▸ WORK REQUIRED:
Your task is to repeat all of the data exactly while excluding the pictures.

▸ RECORDED INFORMATION:
■ ■ ■ ■ ■ ■ ■

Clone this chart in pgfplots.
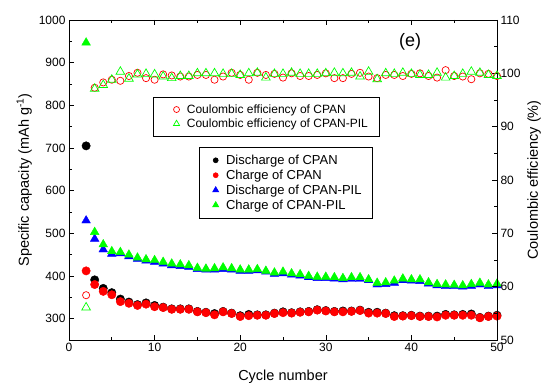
\documentclass[border=0pt]{standalone}
\usepackage{pgfplots}
\pgfplotsset{compat=1.18}
\usepackage{fontspec}
\setmainfont{Liberation Sans}
\definecolor{pgreen}{RGB}{0,255,0}
\definecolor{pred}{RGB}{255,0,0}
\definecolor{pblue}{RGB}{0,0,255}

\pgfplotstableread{
c dchCPAN chCPAN dchPIL chPIL ceCPAN cePIL
2 705 412 530 947 58.4 56.1
3 391 380 487 503 97.3 97.1
4 371 364 462 474 98.3 97.8
5 361 356 452 458 98.8 98.8
6 346 340 453 456 98.6 100.3
7 339 336 446 450 99.5 99.0
8 333 331 440 443 100.1 99.8
9 337 334 436 439 99.1 99.9
10 331 328 433 437 98.8 99.8
11 327 326 429 433 99.8 99.4
12 323 322 425 429 99.6 99.1
13 323 322 423 427 99.4 99.5
14 323 322 421 425 99.4 99.5
15 317 316 416 419 99.7 100.0
16 315 314 415 417 99.7 100.0
17 312 309 415 418 98.8 100.0
18 317 316 416 420 99.4 99.9
19 313 312 415 418 100.1 99.9
20 307 305 412 415 99.7 99.7
21 310 307 412 415 98.8 100.0
22 309 308 413 416 100.1 100.1
23 309 308 410 412 99.7 99.2
24 313 312 405 408 99.9 99.9
25 316 314 406 410 99.2 99.9
26 314 313 403 406 100.0 100.1
27 316 315 401 404 99.5 99.9
28 317 316 397 400 99.5 99.9
29 321 320 395 398 99.7 99.9
30 319 318 395 398 100.0 100.0
31 317 316 394 397 99.1 100.1
32 318 316 392 395 99.1 100.0
33 318 317 393 397 99.9 100.1
34 320 319 393 397 100.1 99.4
35 315 313 390 392 99.4 100.3
36 315 313 380 384 99.1 98.9
37 313 312 381 385 99.7 100.0
38 307 305 384 389 99.7 99.9
39 307 306 390 394 99.5 100.1
40 308 307 389 392 99.9 99.9
41 306 305 388 392 100.0 99.7
42 306 305 382 385 99.5 99.7
43 306 304 378 381 99.2 100.1
44 310 308 376 380 100.6 99.2
45 309 308 376 379 99.5 99.5
46 310 308 375 378 99.4 99.9
47 311 308 377 381 98.9 100.3
48 303 302 380 384 100.0 100.1
49 306 305 376 380 99.9 99.7
50 308 306 378 382 99.5 99.5
}\datatable

\begin{document}
\begin{tikzpicture}
\pgfplotsset{
  every axis/.append style={
    scale only axis, width=428pt, height=320pt,
    xmin=0, xmax=50,
    tick align=inside,
    major tick length=5pt, minor tick length=3pt,
    tick label style={font=\fontsize{12}{14}\selectfont},
    label style={font=\fontsize{14.5}{16}\selectfont},
    /pgf/number format/assume math mode=true,
    /pgf/number format/1000 sep={},
    axis line style={line width=0.8pt},
    every tick/.style={line width=0.6pt, black},
    legend cell align=left,
  }
}
\begin{axis}[
  at={(0,0)}, anchor=south west,
  ymin=250, ymax=1000,
  ytick={300,400,...,1000}, minor ytick={250,350,...,950},
  xtick={0,10,...,50}, minor xtick={5,15,...,45},
  xtick pos=both, ytick pos=left,
  xlabel={Cycle number}, ylabel={Specific capacity (mAh g\textsuperscript{-1})},
  xlabel style={yshift=-11pt},
  legend image code/.code={\path (-7pt,0pt) (8pt,0pt); \draw[#1] plot coordinates {(0pt,0pt)};},
  legend style={at={(0.304,0.603)}, anchor=north west, draw=black, line width=0.6pt,
    fill=white, font=\fontsize{13}{14}\selectfont, row sep=0pt,
    inner xsep=9pt, inner ysep=5.5pt},
]
\addlegendimage{only marks, mark=*, black, mark size=2.5pt}
\addlegendentry{Discharge of CPAN}
\addlegendimage{only marks, mark=*, pred, mark size=2.5pt}
\addlegendentry{Charge of CPAN}
\addlegendimage{only marks, mark=triangle*, pblue, mark size=3.5pt}
\addlegendentry{Discharge of CPAN-PIL}
\addlegendimage{only marks, mark=triangle*, pgreen, mark size=3.5pt}
\addlegendentry{Charge of CPAN-PIL}
\addplot[forget plot, only marks, mark=*, black, mark size=4.2pt] table[x=c, y=dchCPAN] {\datatable};
\addplot[forget plot, only marks, mark=*, pred, mark size=4.2pt] table[x=c, y=chCPAN] {\datatable};
\addplot[forget plot, only marks, mark=triangle*, pblue, mark size=5pt] table[x=c, y=dchPIL] {\datatable};
\addplot[forget plot, only marks, mark=triangle*, pgreen, mark size=5pt] table[x=c, y=chPIL] {\datatable};
\node[font=\fontsize{18}{20}\selectfont] at (rel axis cs:0.797,0.931) {(e)};
\end{axis}
\begin{axis}[
  at={(0,0)}, anchor=south west,
  ymin=50, ymax=110,
  ytick={50,60,...,110}, minor ytick={55,65,...,105},
  axis x line=none, axis y line*=right, ytick pos=right,
  ylabel={Coulombic efficiency (\%)},
  legend image code/.code={\path (-14pt,0pt) (8pt,0pt); \draw[#1] plot coordinates {(0pt,0pt)};},
  legend style={at={(0.196,0.759)}, anchor=north west, draw=black, line width=0.6pt,
    fill=white, font=\fontsize{12}{14}\selectfont, row sep=0pt,
    inner xsep=9pt, inner ysep=5pt},
]
\addlegendimage{only marks, mark=o, pred, mark size=3pt, line width=0.7pt}
\addlegendentry{Coulombic efficiency of CPAN}
\addlegendimage{only marks, mark=triangle, pgreen, mark size=3.5pt, line width=0.7pt}
\addlegendentry{Coulombic efficiency of CPAN-PIL}
\addplot[forget plot, only marks, mark=o, pred, mark size=3.6pt, line width=0.7pt] table[x=c, y=ceCPAN] {\datatable};
\addplot[forget plot, only marks, mark=triangle, pgreen, mark size=5pt, line width=0.7pt] table[x=c, y=cePIL] {\datatable};
\end{axis}
\pgfresetboundingbox
\path[use as bounding box] (-69pt,-43pt) rectangle (476pt,340pt);
\end{tikzpicture}
\end{document}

■ ■ ■ ■ ■ ■ ■

▸ RESULT OF THIS TASK:
Clone this chart in pgfplots.
\documentclass[border=0pt]{standalone}
\usepackage{pgfplots}
\pgfplotsset{compat=1.18}
\usepackage{fontspec}
\setmainfont{Liberation Sans}
\definecolor{pgreen}{RGB}{0,255,0}
\definecolor{pred}{RGB}{255,0,0}
\definecolor{pblue}{RGB}{0,0,255}

\pgfplotstableread{
c dchCPAN chCPAN dchPIL chPIL ceCPAN cePIL
2 705 412 530 947 58.4 56.1
3 391 380 487 503 97.3 97.1
4 371 364 462 474 98.3 97.8
5 361 356 452 458 98.8 98.8
6 346 340 453 456 98.6 100.3
7 339 336 446 450 99.5 99.0
8 333 331 440 443 100.1 99.8
9 337 334 436 439 99.1 99.9
10 331 328 433 437 98.8 99.8
11 327 326 429 433 99.8 99.4
12 323 322 425 429 99.6 99.1
13 323 322 423 427 99.4 99.5
14 323 322 421 425 99.4 99.5
15 317 316 416 419 99.7 100.0
16 315 314 415 417 99.7 100.0
17 312 309 415 418 98.8 100.0
18 317 316 416 420 99.4 99.9
19 313 312 415 418 100.1 99.9
20 307 305 412 415 99.7 99.7
21 310 307 412 415 98.8 100.0
22 309 308 413 416 100.1 100.1
23 309 308 410 412 99.7 99.2
24 313 312 405 408 99.9 99.9
25 316 314 406 410 99.2 99.9
26 314 313 403 406 100.0 100.1
27 316 315 401 404 99.5 99.9
28 317 316 397 400 99.5 99.9
29 321 320 395 398 99.7 99.9
30 319 318 395 398 100.0 100.0
31 317 316 394 397 99.1 100.1
32 318 316 392 395 99.1 100.0
33 318 317 393 397 99.9 100.1
34 320 319 393 397 100.1 99.4
35 315 313 390 392 99.4 100.3
36 315 313 380 384 99.1 98.9
37 313 312 381 385 99.7 100.0
38 307 305 384 389 99.7 99.9
39 307 306 390 394 99.5 100.1
40 308 307 389 392 99.9 99.9
41 306 305 388 392 100.0 99.7
42 306 305 382 385 99.5 99.7
43 306 304 378 381 99.2 100.1
44 310 308 376 380 100.6 99.2
45 309 308 376 379 99.5 99.5
46 310 308 375 378 99.4 99.9
47 311 308 377 381 98.9 100.3
48 303 302 380 384 100.0 100.1
49 306 305 376 380 99.9 99.7
50 308 306 378 382 99.5 99.5
}\datatable

\begin{document}
\begin{tikzpicture}
\pgfplotsset{
  every axis/.append style={
    scale only axis, width=428pt, height=320pt,
    xmin=0, xmax=50,
    tick align=inside,
    major tick length=5pt, minor tick length=3pt,
    tick label style={font=\fontsize{12}{14}\selectfont},
    label style={font=\fontsize{14.5}{16}\selectfont},
    /pgf/number format/assume math mode=true,
    /pgf/number format/1000 sep={},
    axis line style={line width=0.8pt},
    every tick/.style={line width=0.6pt, black},
    legend cell align=left,
  }
}
\begin{axis}[
  at={(0,0)}, anchor=south west,
  ymin=250, ymax=1000,
  ytick={300,400,...,1000}, minor ytick={250,350,...,950},
  xtick={0,10,...,50}, minor xtick={5,15,...,45},
  xtick pos=both, ytick pos=left,
  xlabel={Cycle number}, ylabel={Specific capacity (mAh g\textsuperscript{-1})},
  xlabel style={yshift=-11pt},
  legend image code/.code={\path (-7pt,0pt) (8pt,0pt); \draw[#1] plot coordinates {(0pt,0pt)};},
  legend style={at={(0.304,0.603)}, anchor=north west, draw=black, line width=0.6pt,
    fill=white, font=\fontsize{13}{14}\selectfont, row sep=0pt,
    inner xsep=9pt, inner ysep=5.5pt},
]
\addlegendimage{only marks, mark=*, black, mark size=2.5pt}
\addlegendentry{Discharge of CPAN}
\addlegendimage{only marks, mark=*, pred, mark size=2.5pt}
\addlegendentry{Charge of CPAN}
\addlegendimage{only marks, mark=triangle*, pblue, mark size=3.5pt}
\addlegendentry{Discharge of CPAN-PIL}
\addlegendimage{only marks, mark=triangle*, pgreen, mark size=3.5pt}
\addlegendentry{Charge of CPAN-PIL}
\addplot[forget plot, only marks, mark=*, black, mark size=4.2pt] table[x=c, y=dchCPAN] {\datatable};
\addplot[forget plot, only marks, mark=*, pred, mark size=4.2pt] table[x=c, y=chCPAN] {\datatable};
\addplot[forget plot, only marks, mark=triangle*, pblue, mark size=5pt] table[x=c, y=dchPIL] {\datatable};
\addplot[forget plot, only marks, mark=triangle*, pgreen, mark size=5pt] table[x=c, y=chPIL] {\datatable};
\node[font=\fontsize{18}{20}\selectfont] at (rel axis cs:0.797,0.931) {(e)};
\end{axis}
\begin{axis}[
  at={(0,0)}, anchor=south west,
  ymin=50, ymax=110,
  ytick={50,60,...,110}, minor ytick={55,65,...,105},
  axis x line=none, axis y line*=right, ytick pos=right,
  ylabel={Coulombic efficiency (\%)},
  legend image code/.code={\path (-14pt,0pt) (8pt,0pt); \draw[#1] plot coordinates {(0pt,0pt)};},
  legend style={at={(0.196,0.759)}, anchor=north west, draw=black, line width=0.6pt,
    fill=white, font=\fontsize{12}{14}\selectfont, row sep=0pt,
    inner xsep=9pt, inner ysep=5pt},
]
\addlegendimage{only marks, mark=o, pred, mark size=3pt, line width=0.7pt}
\addlegendentry{Coulombic efficiency of CPAN}
\addlegendimage{only marks, mark=triangle, pgreen, mark size=3.5pt, line width=0.7pt}
\addlegendentry{Coulombic efficiency of CPAN-PIL}
\addplot[forget plot, only marks, mark=o, pred, mark size=3.6pt, line width=0.7pt] table[x=c, y=ceCPAN] {\datatable};
\addplot[forget plot, only marks, mark=triangle, pgreen, mark size=5pt, line width=0.7pt] table[x=c, y=cePIL] {\datatable};
\end{axis}
\pgfresetboundingbox
\path[use as bounding box] (-69pt,-43pt) rectangle (476pt,340pt);
\end{tikzpicture}
\end{document}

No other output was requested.